Goal: Copy out every line exactly as given.

BEGIN Collected material

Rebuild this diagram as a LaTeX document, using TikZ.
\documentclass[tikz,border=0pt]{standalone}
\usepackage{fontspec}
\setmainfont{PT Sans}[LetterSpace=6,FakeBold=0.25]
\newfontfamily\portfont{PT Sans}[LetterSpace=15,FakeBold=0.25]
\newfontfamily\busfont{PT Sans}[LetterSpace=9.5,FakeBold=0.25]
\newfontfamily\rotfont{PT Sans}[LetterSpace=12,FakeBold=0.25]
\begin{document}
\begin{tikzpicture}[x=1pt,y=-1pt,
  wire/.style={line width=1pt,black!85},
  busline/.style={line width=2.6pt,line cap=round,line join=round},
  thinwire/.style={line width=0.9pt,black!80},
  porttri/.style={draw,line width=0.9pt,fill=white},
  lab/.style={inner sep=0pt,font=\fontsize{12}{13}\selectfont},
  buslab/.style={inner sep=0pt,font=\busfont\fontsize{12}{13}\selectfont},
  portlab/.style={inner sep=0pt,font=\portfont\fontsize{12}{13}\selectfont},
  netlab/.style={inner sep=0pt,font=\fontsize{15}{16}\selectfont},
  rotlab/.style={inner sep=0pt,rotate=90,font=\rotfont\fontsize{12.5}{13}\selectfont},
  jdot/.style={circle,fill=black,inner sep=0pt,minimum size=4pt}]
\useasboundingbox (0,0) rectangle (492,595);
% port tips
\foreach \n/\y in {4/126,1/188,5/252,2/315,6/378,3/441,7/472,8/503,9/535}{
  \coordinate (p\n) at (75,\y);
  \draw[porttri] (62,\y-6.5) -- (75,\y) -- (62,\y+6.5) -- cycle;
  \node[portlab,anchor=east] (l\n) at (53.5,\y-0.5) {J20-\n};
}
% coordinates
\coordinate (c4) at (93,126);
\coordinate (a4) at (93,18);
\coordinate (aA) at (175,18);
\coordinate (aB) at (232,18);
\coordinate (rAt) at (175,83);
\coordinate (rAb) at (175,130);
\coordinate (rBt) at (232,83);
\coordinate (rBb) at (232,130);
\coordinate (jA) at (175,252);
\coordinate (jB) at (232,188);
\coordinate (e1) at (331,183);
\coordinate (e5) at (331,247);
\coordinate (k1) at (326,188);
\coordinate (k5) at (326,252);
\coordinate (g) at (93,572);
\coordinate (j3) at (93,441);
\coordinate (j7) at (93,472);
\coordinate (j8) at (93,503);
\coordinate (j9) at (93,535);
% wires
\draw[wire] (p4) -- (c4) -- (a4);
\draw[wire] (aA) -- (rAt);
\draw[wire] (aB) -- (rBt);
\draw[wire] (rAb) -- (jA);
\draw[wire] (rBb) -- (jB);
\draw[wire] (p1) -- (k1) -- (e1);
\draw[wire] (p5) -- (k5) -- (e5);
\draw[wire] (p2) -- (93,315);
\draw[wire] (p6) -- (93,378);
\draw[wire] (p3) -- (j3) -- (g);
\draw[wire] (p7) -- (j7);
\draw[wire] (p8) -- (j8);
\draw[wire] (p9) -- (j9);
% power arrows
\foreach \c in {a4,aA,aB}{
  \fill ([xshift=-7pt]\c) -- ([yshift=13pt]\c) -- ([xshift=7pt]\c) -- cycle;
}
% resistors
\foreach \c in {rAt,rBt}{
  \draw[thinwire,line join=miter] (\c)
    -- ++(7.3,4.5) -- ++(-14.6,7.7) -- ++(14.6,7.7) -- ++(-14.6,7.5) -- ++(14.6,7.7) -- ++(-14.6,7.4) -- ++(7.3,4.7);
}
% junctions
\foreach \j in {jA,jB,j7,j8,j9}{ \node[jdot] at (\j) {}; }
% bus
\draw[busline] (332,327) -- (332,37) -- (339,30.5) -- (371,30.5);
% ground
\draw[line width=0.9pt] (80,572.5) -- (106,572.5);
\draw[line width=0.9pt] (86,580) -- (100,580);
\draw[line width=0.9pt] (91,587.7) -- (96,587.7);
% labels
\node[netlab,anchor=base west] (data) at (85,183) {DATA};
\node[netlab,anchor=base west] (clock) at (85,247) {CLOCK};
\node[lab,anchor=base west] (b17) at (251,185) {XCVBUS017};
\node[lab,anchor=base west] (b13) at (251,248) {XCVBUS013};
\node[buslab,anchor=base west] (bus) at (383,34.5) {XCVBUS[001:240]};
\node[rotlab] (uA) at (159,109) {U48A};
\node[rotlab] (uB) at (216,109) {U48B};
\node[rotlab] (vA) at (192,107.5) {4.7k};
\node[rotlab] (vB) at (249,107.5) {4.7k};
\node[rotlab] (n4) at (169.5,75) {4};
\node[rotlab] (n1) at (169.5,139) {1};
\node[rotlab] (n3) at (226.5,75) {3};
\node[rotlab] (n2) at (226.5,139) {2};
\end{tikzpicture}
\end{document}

END Collected material

Response below:
Rebuild this diagram as a LaTeX document, using TikZ.
\documentclass[tikz,border=0pt]{standalone}
\usepackage{fontspec}
\setmainfont{PT Sans}[LetterSpace=6,FakeBold=0.25]
\newfontfamily\portfont{PT Sans}[LetterSpace=15,FakeBold=0.25]
\newfontfamily\busfont{PT Sans}[LetterSpace=9.5,FakeBold=0.25]
\newfontfamily\rotfont{PT Sans}[LetterSpace=12,FakeBold=0.25]
\begin{document}
\begin{tikzpicture}[x=1pt,y=-1pt,
  wire/.style={line width=1pt,black!85},
  busline/.style={line width=2.6pt,line cap=round,line join=round},
  thinwire/.style={line width=0.9pt,black!80},
  porttri/.style={draw,line width=0.9pt,fill=white},
  lab/.style={inner sep=0pt,font=\fontsize{12}{13}\selectfont},
  buslab/.style={inner sep=0pt,font=\busfont\fontsize{12}{13}\selectfont},
  portlab/.style={inner sep=0pt,font=\portfont\fontsize{12}{13}\selectfont},
  netlab/.style={inner sep=0pt,font=\fontsize{15}{16}\selectfont},
  rotlab/.style={inner sep=0pt,rotate=90,font=\rotfont\fontsize{12.5}{13}\selectfont},
  jdot/.style={circle,fill=black,inner sep=0pt,minimum size=4pt}]
\useasboundingbox (0,0) rectangle (492,595);
% port tips
\foreach \n/\y in {4/126,1/188,5/252,2/315,6/378,3/441,7/472,8/503,9/535}{
  \coordinate (p\n) at (75,\y);
  \draw[porttri] (62,\y-6.5) -- (75,\y) -- (62,\y+6.5) -- cycle;
  \node[portlab,anchor=east] (l\n) at (53.5,\y-0.5) {J20-\n};
}
% coordinates
\coordinate (c4) at (93,126);
\coordinate (a4) at (93,18);
\coordinate (aA) at (175,18);
\coordinate (aB) at (232,18);
\coordinate (rAt) at (175,83);
\coordinate (rAb) at (175,130);
\coordinate (rBt) at (232,83);
\coordinate (rBb) at (232,130);
\coordinate (jA) at (175,252);
\coordinate (jB) at (232,188);
\coordinate (e1) at (331,183);
\coordinate (e5) at (331,247);
\coordinate (k1) at (326,188);
\coordinate (k5) at (326,252);
\coordinate (g) at (93,572);
\coordinate (j3) at (93,441);
\coordinate (j7) at (93,472);
\coordinate (j8) at (93,503);
\coordinate (j9) at (93,535);
% wires
\draw[wire] (p4) -- (c4) -- (a4);
\draw[wire] (aA) -- (rAt);
\draw[wire] (aB) -- (rBt);
\draw[wire] (rAb) -- (jA);
\draw[wire] (rBb) -- (jB);
\draw[wire] (p1) -- (k1) -- (e1);
\draw[wire] (p5) -- (k5) -- (e5);
\draw[wire] (p2) -- (93,315);
\draw[wire] (p6) -- (93,378);
\draw[wire] (p3) -- (j3) -- (g);
\draw[wire] (p7) -- (j7);
\draw[wire] (p8) -- (j8);
\draw[wire] (p9) -- (j9);
% power arrows
\foreach \c in {a4,aA,aB}{
  \fill ([xshift=-7pt]\c) -- ([yshift=13pt]\c) -- ([xshift=7pt]\c) -- cycle;
}
% resistors
\foreach \c in {rAt,rBt}{
  \draw[thinwire,line join=miter] (\c)
    -- ++(7.3,4.5) -- ++(-14.6,7.7) -- ++(14.6,7.7) -- ++(-14.6,7.5) -- ++(14.6,7.7) -- ++(-14.6,7.4) -- ++(7.3,4.7);
}
% junctions
\foreach \j in {jA,jB,j7,j8,j9}{ \node[jdot] at (\j) {}; }
% bus
\draw[busline] (332,327) -- (332,37) -- (339,30.5) -- (371,30.5);
% ground
\draw[line width=0.9pt] (80,572.5) -- (106,572.5);
\draw[line width=0.9pt] (86,580) -- (100,580);
\draw[line width=0.9pt] (91,587.7) -- (96,587.7);
% labels
\node[netlab,anchor=base west] (data) at (85,183) {DATA};
\node[netlab,anchor=base west] (clock) at (85,247) {CLOCK};
\node[lab,anchor=base west] (b17) at (251,185) {XCVBUS017};
\node[lab,anchor=base west] (b13) at (251,248) {XCVBUS013};
\node[buslab,anchor=base west] (bus) at (383,34.5) {XCVBUS[001:240]};
\node[rotlab] (uA) at (159,109) {U48A};
\node[rotlab] (uB) at (216,109) {U48B};
\node[rotlab] (vA) at (192,107.5) {4.7k};
\node[rotlab] (vB) at (249,107.5) {4.7k};
\node[rotlab] (n4) at (169.5,75) {4};
\node[rotlab] (n1) at (169.5,139) {1};
\node[rotlab] (n3) at (226.5,75) {3};
\node[rotlab] (n2) at (226.5,139) {2};
\end{tikzpicture}
\end{document}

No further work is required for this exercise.